* [Request] Repeat the records below exactly, leaving out every picture.

* [Dataset entries]
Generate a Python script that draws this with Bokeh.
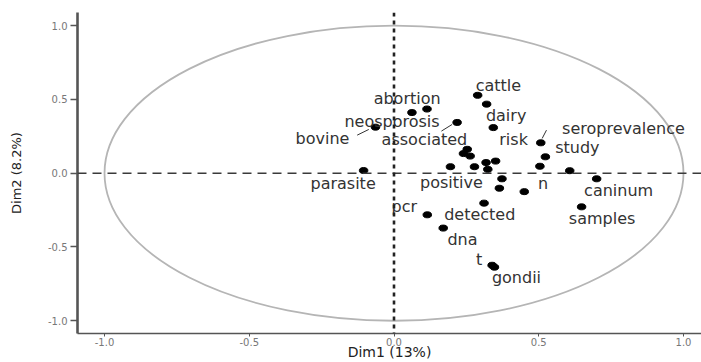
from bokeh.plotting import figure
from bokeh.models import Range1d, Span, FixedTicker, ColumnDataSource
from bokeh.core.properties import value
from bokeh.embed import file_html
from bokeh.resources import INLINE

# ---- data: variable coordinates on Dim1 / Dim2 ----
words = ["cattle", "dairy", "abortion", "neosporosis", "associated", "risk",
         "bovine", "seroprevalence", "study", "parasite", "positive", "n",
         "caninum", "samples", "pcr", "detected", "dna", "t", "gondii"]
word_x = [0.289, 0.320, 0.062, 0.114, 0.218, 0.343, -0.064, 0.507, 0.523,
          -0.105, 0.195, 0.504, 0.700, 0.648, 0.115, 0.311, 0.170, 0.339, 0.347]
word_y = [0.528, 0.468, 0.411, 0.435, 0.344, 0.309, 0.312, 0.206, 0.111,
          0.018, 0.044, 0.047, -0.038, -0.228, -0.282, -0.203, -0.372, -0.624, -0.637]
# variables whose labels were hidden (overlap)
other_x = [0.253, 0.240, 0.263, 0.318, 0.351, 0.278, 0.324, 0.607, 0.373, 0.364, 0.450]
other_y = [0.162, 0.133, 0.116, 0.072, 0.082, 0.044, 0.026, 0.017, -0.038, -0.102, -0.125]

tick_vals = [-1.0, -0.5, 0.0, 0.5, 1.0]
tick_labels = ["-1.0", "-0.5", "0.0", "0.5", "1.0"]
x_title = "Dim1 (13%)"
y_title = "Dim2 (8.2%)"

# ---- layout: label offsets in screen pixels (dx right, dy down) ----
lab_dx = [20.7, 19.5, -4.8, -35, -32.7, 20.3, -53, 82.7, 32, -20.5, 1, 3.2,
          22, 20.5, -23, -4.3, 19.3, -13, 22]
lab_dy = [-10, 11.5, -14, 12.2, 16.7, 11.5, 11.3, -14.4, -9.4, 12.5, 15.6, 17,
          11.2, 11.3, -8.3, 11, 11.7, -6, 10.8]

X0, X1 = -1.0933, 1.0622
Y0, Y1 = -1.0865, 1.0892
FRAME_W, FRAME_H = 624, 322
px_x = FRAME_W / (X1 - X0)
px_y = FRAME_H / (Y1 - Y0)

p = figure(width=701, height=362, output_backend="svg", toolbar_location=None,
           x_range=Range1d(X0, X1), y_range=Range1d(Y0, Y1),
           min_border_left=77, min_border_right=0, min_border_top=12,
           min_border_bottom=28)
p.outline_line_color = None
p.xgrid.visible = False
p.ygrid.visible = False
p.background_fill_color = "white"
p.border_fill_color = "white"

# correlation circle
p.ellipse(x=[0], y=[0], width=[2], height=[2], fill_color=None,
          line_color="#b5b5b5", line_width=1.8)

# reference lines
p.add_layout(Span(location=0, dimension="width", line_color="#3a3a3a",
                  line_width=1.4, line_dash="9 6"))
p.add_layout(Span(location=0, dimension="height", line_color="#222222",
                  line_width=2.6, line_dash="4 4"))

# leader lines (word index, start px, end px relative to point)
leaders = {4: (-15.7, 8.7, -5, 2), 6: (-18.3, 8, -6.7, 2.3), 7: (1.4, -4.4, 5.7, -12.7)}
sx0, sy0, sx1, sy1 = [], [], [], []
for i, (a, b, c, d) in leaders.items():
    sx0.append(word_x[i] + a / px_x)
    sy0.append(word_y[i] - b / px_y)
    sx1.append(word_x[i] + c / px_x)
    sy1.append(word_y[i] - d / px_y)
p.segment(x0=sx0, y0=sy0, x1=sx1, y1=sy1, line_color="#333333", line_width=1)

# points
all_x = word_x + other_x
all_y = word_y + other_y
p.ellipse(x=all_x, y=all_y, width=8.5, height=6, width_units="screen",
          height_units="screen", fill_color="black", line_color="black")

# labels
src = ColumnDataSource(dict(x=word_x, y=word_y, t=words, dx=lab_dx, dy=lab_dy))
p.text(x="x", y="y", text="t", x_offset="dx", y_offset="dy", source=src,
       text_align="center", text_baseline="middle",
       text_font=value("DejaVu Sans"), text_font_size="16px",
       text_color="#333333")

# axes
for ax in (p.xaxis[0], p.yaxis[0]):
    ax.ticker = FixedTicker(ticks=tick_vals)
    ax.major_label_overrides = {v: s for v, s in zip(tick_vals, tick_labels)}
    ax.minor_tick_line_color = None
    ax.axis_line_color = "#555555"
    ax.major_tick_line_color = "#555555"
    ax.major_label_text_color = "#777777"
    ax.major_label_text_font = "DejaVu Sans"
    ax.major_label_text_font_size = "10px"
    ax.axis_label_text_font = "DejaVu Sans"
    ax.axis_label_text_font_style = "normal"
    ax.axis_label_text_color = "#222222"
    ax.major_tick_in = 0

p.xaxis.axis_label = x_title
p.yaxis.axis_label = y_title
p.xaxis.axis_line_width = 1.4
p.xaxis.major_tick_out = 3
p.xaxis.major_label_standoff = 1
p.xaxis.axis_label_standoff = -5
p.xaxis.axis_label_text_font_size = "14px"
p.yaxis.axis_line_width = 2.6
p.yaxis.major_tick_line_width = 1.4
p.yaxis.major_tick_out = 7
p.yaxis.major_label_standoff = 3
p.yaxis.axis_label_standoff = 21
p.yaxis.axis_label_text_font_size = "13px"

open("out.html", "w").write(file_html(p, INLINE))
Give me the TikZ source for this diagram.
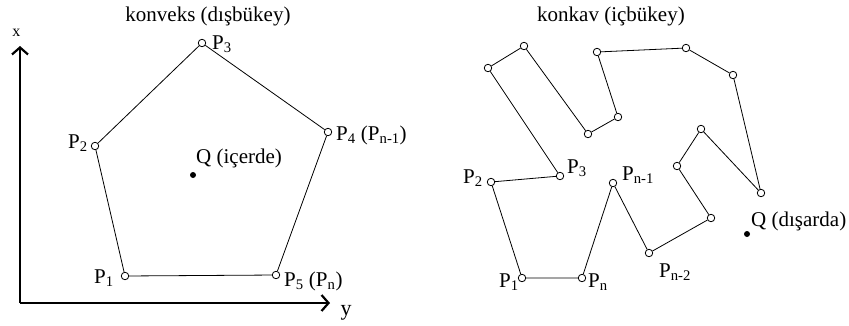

* [Reply]
Generate a Python script that draws this with Bokeh.
from bokeh.plotting import figure
from bokeh.models import Range1d, Span, FixedTicker, ColumnDataSource
from bokeh.core.properties import value
from bokeh.embed import file_html
from bokeh.resources import INLINE

# ---- data: variable coordinates on Dim1 / Dim2 ----
words = ["cattle", "dairy", "abortion", "neosporosis", "associated", "risk",
         "bovine", "seroprevalence", "study", "parasite", "positive", "n",
         "caninum", "samples", "pcr", "detected", "dna", "t", "gondii"]
word_x = [0.289, 0.320, 0.062, 0.114, 0.218, 0.343, -0.064, 0.507, 0.523,
          -0.105, 0.195, 0.504, 0.700, 0.648, 0.115, 0.311, 0.170, 0.339, 0.347]
word_y = [0.528, 0.468, 0.411, 0.435, 0.344, 0.309, 0.312, 0.206, 0.111,
          0.018, 0.044, 0.047, -0.038, -0.228, -0.282, -0.203, -0.372, -0.624, -0.637]
# variables whose labels were hidden (overlap)
other_x = [0.253, 0.240, 0.263, 0.318, 0.351, 0.278, 0.324, 0.607, 0.373, 0.364, 0.450]
other_y = [0.162, 0.133, 0.116, 0.072, 0.082, 0.044, 0.026, 0.017, -0.038, -0.102, -0.125]

tick_vals = [-1.0, -0.5, 0.0, 0.5, 1.0]
tick_labels = ["-1.0", "-0.5", "0.0", "0.5", "1.0"]
x_title = "Dim1 (13%)"
y_title = "Dim2 (8.2%)"

# ---- layout: label offsets in screen pixels (dx right, dy down) ----
lab_dx = [20.7, 19.5, -4.8, -35, -32.7, 20.3, -53, 82.7, 32, -20.5, 1, 3.2,
          22, 20.5, -23, -4.3, 19.3, -13, 22]
lab_dy = [-10, 11.5, -14, 12.2, 16.7, 11.5, 11.3, -14.4, -9.4, 12.5, 15.6, 17,
          11.2, 11.3, -8.3, 11, 11.7, -6, 10.8]

X0, X1 = -1.0933, 1.0622
Y0, Y1 = -1.0865, 1.0892
FRAME_W, FRAME_H = 624, 322
px_x = FRAME_W / (X1 - X0)
px_y = FRAME_H / (Y1 - Y0)

p = figure(width=701, height=362, output_backend="svg", toolbar_location=None,
           x_range=Range1d(X0, X1), y_range=Range1d(Y0, Y1),
           min_border_left=77, min_border_right=0, min_border_top=12,
           min_border_bottom=28)
p.outline_line_color = None
p.xgrid.visible = False
p.ygrid.visible = False
p.background_fill_color = "white"
p.border_fill_color = "white"

# correlation circle
p.ellipse(x=[0], y=[0], width=[2], height=[2], fill_color=None,
          line_color="#b5b5b5", line_width=1.8)

# reference lines
p.add_layout(Span(location=0, dimension="width", line_color="#3a3a3a",
                  line_width=1.4, line_dash="9 6"))
p.add_layout(Span(location=0, dimension="height", line_color="#222222",
                  line_width=2.6, line_dash="4 4"))

# leader lines (word index, start px, end px relative to point)
leaders = {4: (-15.7, 8.7, -5, 2), 6: (-18.3, 8, -6.7, 2.3), 7: (1.4, -4.4, 5.7, -12.7)}
sx0, sy0, sx1, sy1 = [], [], [], []
for i, (a, b, c, d) in leaders.items():
    sx0.append(word_x[i] + a / px_x)
    sy0.append(word_y[i] - b / px_y)
    sx1.append(word_x[i] + c / px_x)
    sy1.append(word_y[i] - d / px_y)
p.segment(x0=sx0, y0=sy0, x1=sx1, y1=sy1, line_color="#333333", line_width=1)

# points
all_x = word_x + other_x
all_y = word_y + other_y
p.ellipse(x=all_x, y=all_y, width=8.5, height=6, width_units="screen",
          height_units="screen", fill_color="black", line_color="black")

# labels
src = ColumnDataSource(dict(x=word_x, y=word_y, t=words, dx=lab_dx, dy=lab_dy))
p.text(x="x", y="y", text="t", x_offset="dx", y_offset="dy", source=src,
       text_align="center", text_baseline="middle",
       text_font=value("DejaVu Sans"), text_font_size="16px",
       text_color="#333333")

# axes
for ax in (p.xaxis[0], p.yaxis[0]):
    ax.ticker = FixedTicker(ticks=tick_vals)
    ax.major_label_overrides = {v: s for v, s in zip(tick_vals, tick_labels)}
    ax.minor_tick_line_color = None
    ax.axis_line_color = "#555555"
    ax.major_tick_line_color = "#555555"
    ax.major_label_text_color = "#777777"
    ax.major_label_text_font = "DejaVu Sans"
    ax.major_label_text_font_size = "10px"
    ax.axis_label_text_font = "DejaVu Sans"
    ax.axis_label_text_font_style = "normal"
    ax.axis_label_text_color = "#222222"
    ax.major_tick_in = 0

p.xaxis.axis_label = x_title
p.yaxis.axis_label = y_title
p.xaxis.axis_line_width = 1.4
p.xaxis.major_tick_out = 3
p.xaxis.major_label_standoff = 1
p.xaxis.axis_label_standoff = -5
p.xaxis.axis_label_text_font_size = "14px"
p.yaxis.axis_line_width = 2.6
p.yaxis.major_tick_line_width = 1.4
p.yaxis.major_tick_out = 7
p.yaxis.major_label_standoff = 3
p.yaxis.axis_label_standoff = 21
p.yaxis.axis_label_text_font_size = "13px"

open("out.html", "w").write(file_html(p, INLINE))
Give me the TikZ source for this diagram.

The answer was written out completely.